24.19      The Bill modifies the existing definition of agricultural lease in section 247 of the NTA to include a lease allowing the land or waters which it covers to be used solely or partly for aquacultural purposes.  However, this change does not apply for the purposes of the provisions dealing with past acts (Division 2 of Part 2 of the NTA).  [Schedule 1, item 46]

What is aquaculture?

24.20      Aquaculture can be described as breeding, keeping and harvesting fish or shellfish and the propagation, maintenance, cultivation and harvesting of aquatic plants.

New definitions

24.21      Several new definitions of interests in land are added to the NTA, as set out in Table 24.2.

Table 24.2

Kind of interest

Definition

Scheduled interest

Anything set out in Schedule 1 to the NTA and any interest in relation to land or waters declared by the regulations for the purposes of paragraph 249C(1)(b) to be a Scheduled interest.  However, a particular regulation can only cover a single type of interest.

Schedule 4 to the Bill has been set aside to add the Schedule to the NTA.  However, the Bill, as introduced into the Parliament, does not include any interests in the Schedule.  Interests will be added to the Schedule, as a Government amendment to the Bill, when consultation about them with relevant parties is complete.

[Schedule 1, item 49, section 249C; Schedule 4, item 1]
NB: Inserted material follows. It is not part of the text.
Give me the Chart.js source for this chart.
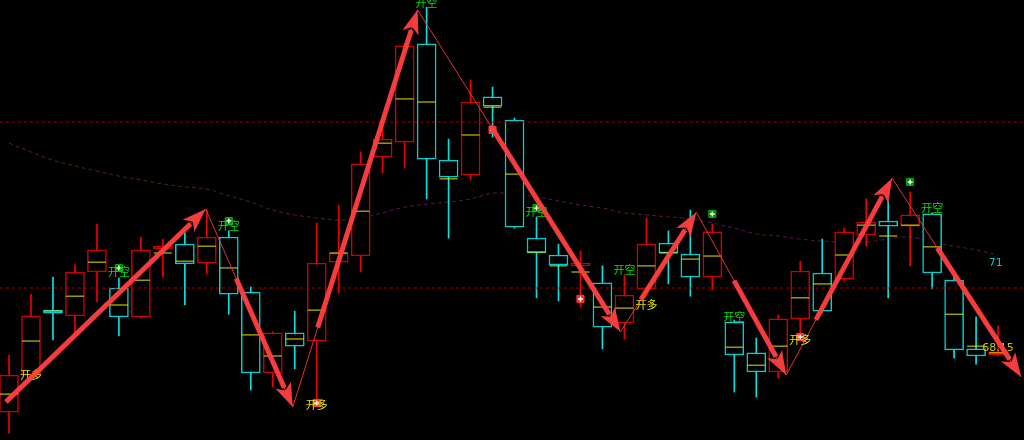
<!DOCTYPE html>
<html>
<head>
<meta charset="utf-8">
<script src="https://cdn.jsdelivr.net/npm/chart.js@4/dist/chart.umd.min.js"></script>
<style>
  html, body { margin: 0; background: #000; }
  #wrap { width: 1024px; height: 440px; }
</style>
</head>
<body>
<div id="wrap"><canvas id="kline"></canvas></div>
<script>
// candle prices, one entry per bar (left to right)
const open = [66.38, 67.47, 69.38, 69.21, 70.50, 70.03, 69.18, 71.18, 71.32, 70.76,
  71.53, 69.91, 67.53, 68.71, 68.47, 70.79, 70.97, 73.88, 74.32, 77.21,
  73.79, 73.35, 75.65, 74.97, 71.50, 71.00, 70.68, 70.18, 69.00, 70.00,
  71.35, 71.03, 70.35, 69.03, 68.12, 67.56, 69.12, 70.47, 70.29, 71.59,
  72.00, 71.85, 72.21, 70.26, 68.24, 68.06];
const close = [67.47, 69.21, 69.29, 70.50, 71.15, 69.18, 71.15, 71.26, 70.74, 71.53,
  69.85, 67.53, 68.71, 68.32, 70.76, 71.06, 73.68, 74.41, 77.15, 73.82,
  73.29, 75.50, 75.38, 71.82, 71.06, 70.71, 70.76, 68.88, 69.82, 71.32,
  71.06, 70.35, 71.68, 68.06, 67.56, 69.12, 70.53, 69.35, 71.68, 71.97,
  71.85, 72.18, 70.47, 68.21, 68.03, 68.15];
const high = [68.06, 69.85, 70.35, 70.71, 71.91, 70.32, 71.53, 71.47, 71.65, 72.35,
  71.71, 70.06, 68.74, 69.35, 71.94, 72.47, 74.03, 74.74, 77.21, 78.29,
  74.41, 76.15, 75.94, 75.03, 72.12, 71.32, 71.12, 70.68, 70.41, 72.09,
  71.71, 72.32, 71.91, 69.09, 68.56, 69.24, 70.82, 71.47, 71.79, 72.65,
  72.59, 72.85, 72.24, 70.47, 69.18, 68.91];
const low = [65.76, 67.38, 68.50, 68.71, 69.62, 68.62, 69.15, 70.35, 69.53, 70.44,
  69.26, 67.03, 67.12, 67.65, 66.59, 69.88, 70.50, 73.41, 73.56, 72.65,
  71.50, 73.21, 74.47, 71.79, 69.74, 69.65, 69.47, 68.24, 68.53, 70.00,
  70.15, 69.79, 69.97, 66.97, 66.82, 67.38, 68.56, 69.32, 70.24, 71.26,
  69.74, 70.68, 70.00, 67.97, 67.79, 68.03];
const mid = [66.91, 68.47, 69.35, 69.79, 70.79, 69.53, 70.26, 71.06, 70.82, 71.26,
  70.62, 68.65, 68.03, 68.53, 69.38, 71.06, 72.29, 74.29, 75.59, 75.50,
  73.24, 74.53, 75.35, 73.38, 71.09, 70.68, 70.50, 69.47, 69.44, 70.68,
  71.06, 70.88, 70.97, 68.29, 67.76, 68.32, 69.74, 70.15, 71.00, 71.88,
  71.56, 71.88, 71.24, 69.26, 68.32, 68.12];
const ma = [74.29, 74.03, 73.79, 73.62, 73.47, 73.32, 73.21, 73.09, 73.00, 72.94,
  72.74, 72.56, 72.32, 72.18, 72.09, 72.03, 72.09, 72.24, 72.41, 72.50,
  72.56, 72.65, 72.82, 72.79, 72.71, 72.59, 72.47, 72.38, 72.24, 72.18,
  72.12, 72.06, 71.94, 71.79, 71.62, 71.56, 71.47, 71.41, 71.38, 71.38,
  71.47, 71.53, 71.38, 71.26, 71.15, 71.00];

// horizontal dotted levels
const levels = [74.91, 70.03];

// zigzag pivots (bar position, price) and where each thick arrow starts along its leg
const pivotIdx = [-0.14, 8.95, 12.91, 18.59, 27.82, 31.27, 35.36, 40.18, 46.05];
const pivotPrice = [66.68, 72.35, 66.53, 78.21, 68.74, 72.26, 67.47, 73.26, 67.41];
const arrowFrom = [0, 0.35, 0.2, 0.36, 0.27, 0.42, 0.28, 0.35];

// signal texts
const signalIdx = [1, 5, 10, 14, 19, 24, 28, 29, 33, 36, 42];
const signalPrice = [67.47, 70.50, 71.85, 66.59, 78.41, 72.26, 70.56, 69.53, 69.18, 68.50, 72.38];
const signalText = ['开多', '开空', '开空', '开多', '开空', '开空', '开空', '开多', '开空', '开多', '开空'];

// signal markers
const shortMarkIdx = [5, 10, 24, 32, 41];
const shortMarkPrice = [70.62, 72.00, 72.38, 72.21, 73.15];
const longMarkIdx = [14, 22, 26, 36];
const longMarkPrice = [66.65, 74.68, 69.71, 68.59];

// value tags at the right edge
const tagIdx = [44.9, 45.0];
const tagPrice = [70.76, 68.26];
const tagText = ['71', '68.15'];

const RED_BODY = '#d00000';
const CYAN_BODY = '#00d0d0';
const RED_WICK = '#ee0000';
const CYAN_WICK = '#00e4e4';

const isUp = (i) => close[i] >= open[i];
const pts = (xs, ys) => xs.map((v, i) => ({ x: v, y: ys[i] }));

const bodyData = open.map((o, i) => ({ x: i, y: [o, close[i]] }));
const wickData = low.map((l, i) => ({ x: i, y: [l, high[i]] }));
const midData = mid.map((m, i) => ({ x: i, y: m }));
const maData = ma.map((m, i) => ({ x: i, y: m }));

const X_MIN = -0.41;
const X_MAX = 46.18;

const overlayPlugin = {
  id: 'overlay',
  afterDatasetsDraw(chart) {
    const { ctx } = chart;
    const xs = chart.scales.x;
    const ys = chart.scales.y;
    ctx.save();

    ctx.textAlign = 'center';
    ctx.textBaseline = 'middle';
    ctx.font = '11px "Noto Sans CJK SC"';
    signalText.forEach((t, i) => {
      ctx.fillStyle = t === '开多' ? '#e0e000' : '#00e000';
      ctx.fillText(t, xs.getPixelForValue(signalIdx[i]), ys.getPixelForValue(signalPrice[i]));
    });

    const tagColors = ['#00c8d0', '#c8c800'];
    ctx.font = '11px "DejaVu Sans"';
    tagText.forEach((t, i) => {
      ctx.fillStyle = tagColors[i];
      ctx.fillText(t, xs.getPixelForValue(tagIdx[i]), ys.getPixelForValue(tagPrice[i]));
    });

    // thick arrows along the zigzag legs
    ctx.strokeStyle = 'rgba(255,62,62,0.96)';
    ctx.fillStyle = 'rgba(255,62,62,0.96)';
    ctx.lineWidth = 5;
    for (let i = 0; i < pivotIdx.length - 1; i++) {
      const x0 = xs.getPixelForValue(pivotIdx[i]);
      const y0 = ys.getPixelForValue(pivotPrice[i]);
      const x1 = xs.getPixelForValue(pivotIdx[i + 1]);
      const y1 = ys.getPixelForValue(pivotPrice[i + 1]);
      const dx = x1 - x0;
      const dy = y1 - y0;
      const len = Math.hypot(dx, dy);
      const ux = dx / len;
      const uy = dy / len;
      const sx = x0 + dx * arrowFrom[i];
      const sy = y0 + dy * arrowFrom[i];
      const head = 24;
      const half = 8.5;
      const bx = x1 - ux * head;
      const by = y1 - uy * head;
      ctx.beginPath();
      ctx.moveTo(sx, sy);
      ctx.lineTo(bx + ux * 3, by + uy * 3);
      ctx.stroke();
      ctx.beginPath();
      ctx.moveTo(x1, y1);
      ctx.lineTo(bx - uy * half, by + ux * half);
      ctx.lineTo(bx + ux * 6, by + uy * 6);
      ctx.lineTo(bx + uy * half, by - ux * half);
      ctx.closePath();
      ctx.fill();
    }
    ctx.restore();
  },
};

new Chart(document.getElementById('kline'), {
  type: 'bar',
  data: {
    datasets: [
      {
        type: 'line',
        data: pts(shortMarkIdx, shortMarkPrice),
        showLine: false,
        pointStyle: 'cross',
        pointRadius: 2.5,
        pointBorderColor: '#ffffff',
        pointBorderWidth: 1.5,
        order: 0,
      },
      {
        type: 'line',
        data: pts(shortMarkIdx, shortMarkPrice),
        showLine: false,
        pointStyle: 'rect',
        pointRadius: 5,
        pointBackgroundColor: '#008400',
        pointBorderColor: '#00b400',
        pointBorderWidth: 1,
        order: 1,
      },
      {
        type: 'line',
        data: pts(longMarkIdx, longMarkPrice),
        showLine: false,
        pointStyle: 'cross',
        pointRadius: 2.5,
        pointBorderColor: '#ffffff',
        pointBorderWidth: 1.5,
        order: 2,
      },
      {
        type: 'line',
        data: pts(longMarkIdx, longMarkPrice),
        showLine: false,
        pointStyle: 'rect',
        pointRadius: 5,
        pointBackgroundColor: '#ff2020',
        pointBorderColor: '#ff4040',
        pointBorderWidth: 1,
        order: 3,
      },
      {
        type: 'line',
        data: pts(pivotIdx, pivotPrice),
        borderColor: '#e83030',
        borderWidth: 1,
        pointRadius: 0,
        tension: 0,
        order: 4,
      },
      ...levels.map((lv) => ({
        type: 'line',
        data: [{ x: X_MIN, y: lv }, { x: X_MAX, y: lv }],
        borderColor: '#9a0000',
        borderWidth: 1,
        borderDash: [3, 3],
        pointRadius: 0,
        order: 5,
      })),
      {
        type: 'line',
        data: midData,
        showLine: false,
        pointStyle: 'line',
        pointRadius: 9,
        pointBorderColor: '#e6e600',
        pointBorderWidth: 1,
        order: 6,
      },
      {
        type: 'bar',
        data: bodyData,
        grouped: false,
        barThickness: 19,
        backgroundColor: '#000000',
        borderColor: open.map((_, i) => (isUp(i) ? RED_BODY : CYAN_BODY)),
        borderWidth: 1.5,
        borderSkipped: false,
        order: 7,
      },
      {
        type: 'bar',
        data: wickData,
        grouped: false,
        barThickness: 1,
        backgroundColor: open.map((_, i) => (isUp(i) ? RED_WICK : CYAN_WICK)),
        borderWidth: 0,
        order: 8,
      },
      {
        type: 'line',
        data: maData,
        borderColor: '#5a1452',
        borderWidth: 1,
        borderDash: [4, 3],
        pointRadius: 0,
        tension: 0.4,
        order: 9,
      },
    ],
  },
  options: {
    responsive: true,
    maintainAspectRatio: false,
    animation: false,
    layout: { padding: 0, autoPadding: false },
    plugins: {
      legend: { display: false },
      tooltip: { enabled: false },
    },
    scales: {
      x: { type: 'linear', min: X_MIN, max: X_MAX, offset: false, display: false },
      y: { type: 'linear', min: 65.56, max: 78.5, display: false },
    },
  },
  plugins: [overlayPlugin],
});
</script>
</body>
</html>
Exclusive agricultural lease

An agricultural lease that confers a right of exclusive possession over the land or waters it covers or that is a Scheduled interest.  This is intended to cover agricultural leases for which, by reason of the grant or the nature of the purpose for which the land is used, exclusive possession must have been intended.

[Schedule 1, item 47, section 247A]



Non-exclusive agricultural lease

An agricultural lease that is not an exclusive agricultural lease.